PALM HARBOR – The proceedings of the Palm Harbor Community Services Agency, or PHCSA, progressed a little slower than usual Nov. 20, as its four newest members acquainted themselves to the unique board and its former members grappled with nuances of the changed county ordinance.
County commissioners appointed Tom McKone and Terry Haas of Tarpon Springs and Holly Bird and Elliott Stern of Palm Harbor in late October. The Nov. 20 meeting was the first meeting of the new board, which also includes current chair Rex Haslam, representing CSA Palm Harbor, Sharon Pikulinski representing Palm Harbor Library and new member Rob Moore, East Lake Community Library’s first representative on the agency board.
“I’m elated that East Lake is going to have, not just a presence but a vote,” McKone commented after introducing himself.
East Lake parking lot
The East Lake Library not only has a new representative, but a fairly new director, Lois Eannel. One of her first challenges since being hired in September has been the library’s parking lot.
“There had been attempts in the past to get the county to repave the parking lot, especially since we have the large recycling bins there,” she explained to the board.
Eannel discovered that drainage pipes installed in 2011 were inadequate and placed in the wrong location.
“The main issue turns out to be that we have to have a larger diameter pipe draining into the front retention pond and not directly into the wetlands,” she said. “As far as the parking lot itself, it would be a major job. The county will not come in and simply repave by throwing asphalt on top of something that needs re-grading and milling.”
The library could have the parking lot power-washed, resealed and restriped, which would give it another three to five years by protecting it from further water damage, she said. But even that work would be pricy and not a long-term fix, she said. The county has said it won’t pay for it.
Stern asked the agency’s attorney Andy Salzman why the county wouldn’t be responsible for an infrastructure problem, given that the library was leasing the building from the county.
“I think they should be,” Salzman said. “This may ultimately require a fair amount of time and research. We’re probably going to have to meet with the county and discuss that.”

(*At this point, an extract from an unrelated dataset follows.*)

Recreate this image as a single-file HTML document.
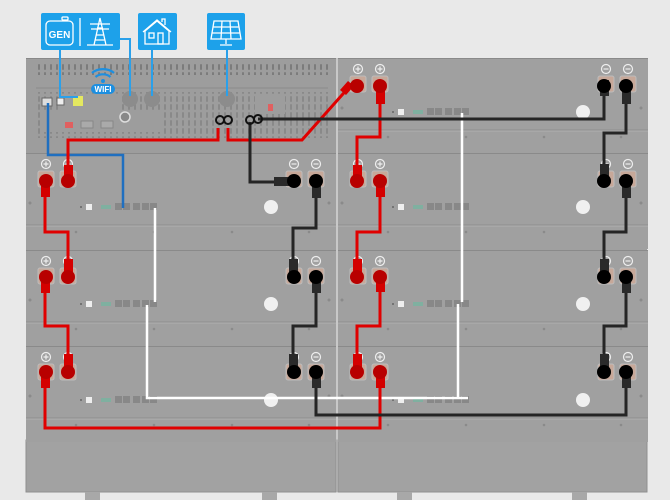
<!DOCTYPE html>
<html><head><meta charset="utf-8"><style>
html,body{margin:0;padding:0;background:#e9e9e9;width:670px;height:500px;overflow:hidden}
svg{display:block}
text{font-family:"Liberation Sans",sans-serif}
</style></head><body>
<svg width="670" height="500" viewBox="0 0 670 500" xmlns="http://www.w3.org/2000/svg">
<defs>
<pattern id="vent" x="0" y="0" width="6" height="8" patternUnits="userSpaceOnUse">
<rect x="2" y="0" width="2" height="6" rx="1" fill="#7c7c7c"/>
</pattern>
<g id="pad">
<rect x="-8" y="-8" width="16" height="16" rx="2" fill="#c7a899" stroke="#bdbdbd" stroke-width="1"/>
</g>
<g id="mod">
<rect x="0" y="0" width="310" height="96" fill="#a0a0a0"/>
<line x1="0" y1="0.5" x2="310" y2="0.5" stroke="#8a8a8a"/>
<line x1="0" y1="72" x2="310" y2="72" stroke="#8e8e8e"/>
<line x1="0" y1="73" x2="310" y2="73" stroke="#b0b0b0"/>
<circle cx="4" cy="50" r="1.5" fill="#8a8a8a"/><circle cx="303" cy="50" r="1.5" fill="#8a8a8a"/>
<circle cx="50" cy="79" r="1.3" fill="#8a8a8a"/><circle cx="128" cy="79" r="1.3" fill="#8a8a8a"/><circle cx="206" cy="79" r="1.3" fill="#8a8a8a"/><circle cx="283" cy="79" r="1.3" fill="#8a8a8a"/>
<use href="#pad" x="20" y="26"/><use href="#pad" x="42" y="26"/>
<use href="#pad" x="268" y="26"/><use href="#pad" x="290" y="26"/>
<circle cx="20" cy="11" r="4.5" fill="none" stroke="#eee" stroke-width="1.2"/><path d="M17.5 11h5M20 8.5v5" stroke="#eee" stroke-width="1.2"/>
<circle cx="42" cy="11" r="4.5" fill="none" stroke="#eee" stroke-width="1.2"/><path d="M39.5 11h5M42 8.5v5" stroke="#eee" stroke-width="1.2"/>
<circle cx="268" cy="11" r="4.5" fill="none" stroke="#eee" stroke-width="1.2"/><path d="M265.5 11h5" stroke="#eee" stroke-width="1.2"/>
<circle cx="290" cy="11" r="4.5" fill="none" stroke="#eee" stroke-width="1.2"/><path d="M287.5 11h5" stroke="#eee" stroke-width="1.2"/>
<circle cx="55" cy="54" r="1" fill="#666"/>
<rect x="60" y="51" width="6" height="6" fill="#eee"/>
<rect x="75" y="52" width="10" height="4" fill="#7fb0a0"/>
<rect x="89" y="50" width="7" height="7" fill="#888"/><rect x="97" y="50" width="7" height="7" fill="#888"/>
<rect x="107" y="50" width="7" height="7" fill="#888"/>
<rect x="116" y="50" width="7" height="7" fill="#888"/><rect x="124" y="50" width="7" height="7" fill="#888"/>
<circle cx="245" cy="54" r="7" fill="#f0f0f0"/>
</g>
</defs>

<rect x="26" y="58" width="310" height="434" fill="#a0a0a0"/>
<rect x="338" y="58" width="309" height="434" fill="#a0a0a0"/>
<rect x="336" y="58" width="2" height="434" fill="#c8c8c8"/>
<rect x="26" y="440" width="310" height="52" fill="#a2a2a2" stroke="#909090"/>
<rect x="338" y="440" width="309" height="52" fill="#a2a2a2" stroke="#909090"/>
<rect x="85" y="492" width="15" height="8" fill="#a8a8a8"/><rect x="262" y="492" width="15" height="8" fill="#a8a8a8"/>
<rect x="397" y="492" width="15" height="8" fill="#a8a8a8"/><rect x="572" y="492" width="15" height="8" fill="#a8a8a8"/>

<use href="#mod" x="26" y="153"/><use href="#mod" x="26" y="250"/><use href="#mod" x="26" y="346"/>
<use href="#mod" x="338" y="58"/><use href="#mod" x="338" y="153"/><use href="#mod" x="338" y="250"/><use href="#mod" x="338" y="346"/>

<rect x="26" y="58" width="310" height="95" fill="#9d9d9d"/>
<line x1="26" y1="58.5" x2="336" y2="58.5" stroke="#888"/>
<rect x="36" y="63" width="292" height="12" fill="url(#vent)"/>
<line x1="36" y1="88" x2="328" y2="88" stroke="#8a8a8a"/>
<rect x="36" y="92" width="292" height="46" fill="url(#vent)" opacity="0.6"/>
<rect x="60" y="94" width="60" height="16" fill="#9d9d9d"/>
<rect x="40" y="112" width="120" height="20" fill="#9d9d9d"/>
<rect x="255" y="94" width="30" height="20" fill="#9d9d9d"/>
<rect x="42" y="98" width="10" height="8" fill="#ddd" stroke="#666"/>
<rect x="57" y="98" width="7" height="7" fill="#eee" stroke="#666"/>
<rect x="73" y="96" width="10" height="10" fill="#e4e860"/>
<rect x="65" y="122" width="8" height="6" fill="#e06060"/>
<rect x="81" y="121" width="12" height="7" fill="#aaa" stroke="#888"/>
<rect x="101" y="121" width="12" height="7" fill="#aaa" stroke="#888"/>
<circle cx="125" cy="117" r="5" fill="#888" stroke="#ddd" stroke-width="1.5"/>
<rect x="268" y="104" width="5" height="7" fill="#e06060"/>
<circle cx="130" cy="99" r="8" fill="#8c8c8c"/><circle cx="152" cy="99" r="8" fill="#8c8c8c"/><circle cx="227" cy="99" r="8" fill="#8c8c8c"/>
<g fill="none" stroke="#1d8fe0" stroke-width="2.2">
<path d="M92 73a15 12 0 0 1 22 0"/><path d="M95.5 77a10 8 0 0 1 15 0"/>
</g>
<circle cx="103" cy="81" r="2" fill="#1d8fe0"/>
<rect x="91" y="84" width="24" height="10" rx="5" fill="#1d8fe0"/>
<text x="103" y="92" font-size="8" font-weight="bold" fill="#fff" text-anchor="middle">WIFI</text>

<g fill="#1da1ea">
<rect x="41" y="13" width="79" height="37" rx="2"/>
<rect x="138" y="13" width="39" height="37" rx="2"/>
<rect x="207" y="13" width="38" height="37" rx="2"/>
</g>
<g fill="none" stroke="#fff" stroke-width="1.3">
<rect x="46" y="21" width="27" height="24" rx="4"/><rect x="62" y="17" width="6" height="3" rx="1"/>
<line x1="80" y1="18" x2="80" y2="46"/>
<path d="M87 45h26M94 45l6-27 6 27M96 35h8M95 40h10M97 28h6M90 24h20M91 29h18"/>
<path d="M145 44V31l12-10 12 10v13zM143 32l14-12 14 12M162 22v-3h3v6"/>
<rect x="149" y="33" width="5" height="5"/><rect x="158" y="33" width="5" height="11"/>
<path d="M214 21h24l3 18h-30zM213 27h26M212 33h28M222 21l-1 18M230 21l1 18M226 39v5M220 45h12"/>
</g>
<text x="59.5" y="38" font-size="10" font-weight="bold" fill="#fff" text-anchor="middle">GEN</text>

<g fill="none" stroke="#2aa0ea" stroke-width="2">
<path d="M60 50V97H78"/><path d="M120 39H130V96"/><path d="M152 50V96"/><path d="M227 50V96"/>
</g>
<path d="M48 103V155H123V208" fill="none" stroke="#1f6fc0" stroke-width="2.5"/>

<g fill="none" stroke="#fff" stroke-width="2.5">
<path d="M155 208V302"/><path d="M147 305V398H468"/><path d="M462 113V302"/><path d="M458 304V398"/>
</g>

<g fill="none" stroke="#e00000" stroke-width="3">
<path d="M218 128V140H68V178"/>
<path d="M228 128V140H302L350 86"/>
<path d="M380 88V137H357V180"/>
<path d="M380 181V232H357V275"/>
<path d="M380 276V326H357V370"/>
<path d="M380 372V428H45V372"/>
<path d="M45 181V232H68V275"/>
<path d="M45 277V326H68V370"/>
</g>
<g fill="none" stroke="#252525" stroke-width="3">
<path d="M250 122V182H290"/>
<path d="M258 119H604V90"/>
<path d="M626 88V133H604V180"/>
<path d="M626 182V232H604V275"/>
<path d="M626 277V326H604V370"/>
<path d="M316 182V228H293V275"/>
<path d="M316 277V326H293V370"/>
<path d="M316 372V415H626V372"/>
</g>
<g fill="none" stroke="#111" stroke-width="2">
<circle cx="220" cy="120" r="4"/><circle cx="228" cy="120" r="4"/><circle cx="250" cy="120" r="4"/><circle cx="258" cy="119" r="4"/>
</g>
<g fill="#d40000">
<rect x="64" y="165" width="9" height="16"/><rect x="41" y="181" width="9" height="16"/>
<rect x="64" y="259" width="9" height="16"/><rect x="41" y="277" width="9" height="16"/>
<rect x="64" y="354" width="9" height="16"/><rect x="41" y="372" width="9" height="16"/>
<rect x="376" y="88" width="9" height="16"/><rect x="353" y="165" width="9" height="16"/>
<rect x="376" y="181" width="9" height="16"/><rect x="353" y="259" width="9" height="16"/>
<rect x="376" y="276" width="9" height="16"/><rect x="353" y="354" width="9" height="16"/>
<rect x="376" y="372" width="9" height="16"/>
<path d="M340 90l8-9 6 5-8 9z"/>
</g>
<g fill="#2a2a2a">
<rect x="274" y="177" width="16" height="9"/><rect x="622" y="88" width="9" height="16"/><rect x="600" y="80" width="9" height="16"/>
<rect x="312" y="182" width="9" height="16"/><rect x="289" y="259" width="9" height="16"/>
<rect x="312" y="277" width="9" height="16"/><rect x="289" y="354" width="9" height="16"/>
<rect x="312" y="372" width="9" height="16"/>
<rect x="622" y="182" width="9" height="16"/><rect x="600" y="164" width="9" height="16"/>
<rect x="622" y="277" width="9" height="16"/><rect x="600" y="259" width="9" height="16"/>
<rect x="622" y="372" width="9" height="16"/><rect x="600" y="354" width="9" height="16"/>
</g>
<g fill="#b80000">
<circle cx="46" cy="181" r="7"/><circle cx="68" cy="181" r="7"/>
<circle cx="46" cy="277" r="7"/><circle cx="68" cy="277" r="7"/>
<circle cx="46" cy="372" r="7"/><circle cx="68" cy="372" r="7"/>
<circle cx="357" cy="86" r="7"/><circle cx="380" cy="86" r="7"/>
<circle cx="357" cy="181" r="7"/><circle cx="380" cy="181" r="7"/>
<circle cx="357" cy="277" r="7"/><circle cx="380" cy="277" r="7"/>
<circle cx="357" cy="372" r="7"/><circle cx="380" cy="372" r="7"/>
</g>
<g fill="#000">
<circle cx="294" cy="181" r="7"/><circle cx="316" cy="181" r="7"/>
<circle cx="294" cy="277" r="7"/><circle cx="316" cy="277" r="7"/>
<circle cx="294" cy="372" r="7"/><circle cx="316" cy="372" r="7"/>
<circle cx="604" cy="86" r="7"/><circle cx="626" cy="86" r="7"/>
<circle cx="604" cy="181" r="7"/><circle cx="626" cy="181" r="7"/>
<circle cx="604" cy="277" r="7"/><circle cx="626" cy="277" r="7"/>
<circle cx="604" cy="372" r="7"/><circle cx="626" cy="372" r="7"/>
</g>
</svg>
</body></html>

Haslam recommended Eannel look into the work done incorrectly in 2011 and ask whoever completed it to fix the issue. Eannel said she hadn’t been able to find any paperwork for the job, but would research it further.
Eannel also said she was assessing her current staff of 12, soon to be 14, in order to potentially revamp the library’s organizational chart and job descriptions.
“What I’m planning to do is see where the weaknesses are, perhaps improve the skill levels or the requirements for particular jobs so that we can bring ourselves up to the level where issues and problems that have existed in the past will not repeat themselves,” she said.
Now that East Lake is an independent library, Eannel said it was important to expect a minimal skill level and educational level for certain jobs.
“We are now going to be under the scrutiny of the county, they have given us this gift of allowing us now to be independent, and I think we want to prove ourselves that we are able to handle the new responsibilities,” she said.
Eannel said she would utilize the expertise of agency human resource generalist Mary Mason to give library job descriptions more details and requirements to move forward.
“I think it’s important to do it the right way and to utilize each individual’s strengths and have them in the right positions doing the right jobs,” she said. “It’s difficult, especially in light of the fact that we have decided already to expand hours starting in January. So, we’re doing a little bit of scrambling.”
New ideas for a new board
Salzman explained that he was reviewing each of the three entities’ bylaws, updating the rules to reflect the recent changes on the county level.
One new rule under consideration is a way to keep a brand new appointee from becoming the board chair, likely by requiring chairs to be a member of the board for at least a year. Salzman said he would work on a way of wording the requirement. The board will officially approve any changes to the bylaws as they are drafted.
In reviewing Florida’s open government, or Sunshine, laws with the new members, Salzman touched on the agency’s email policies. Primarily, members of the board are asked to copy Mason on any official emails they send, so that all electronic dialogue for all members of the agency could be stored in one inbox.
Up to now, the agency has not maintained an independent Web domain; instead each board member uses their personal email addresses for official correspondence. The possibility of claiming a PHCSA-specific domain, separate from the libraries’ and CSA Palm Harbor’s sites was discussed at great length.
A staff member will be looking into the possibility of creating a secure email system for the board to use.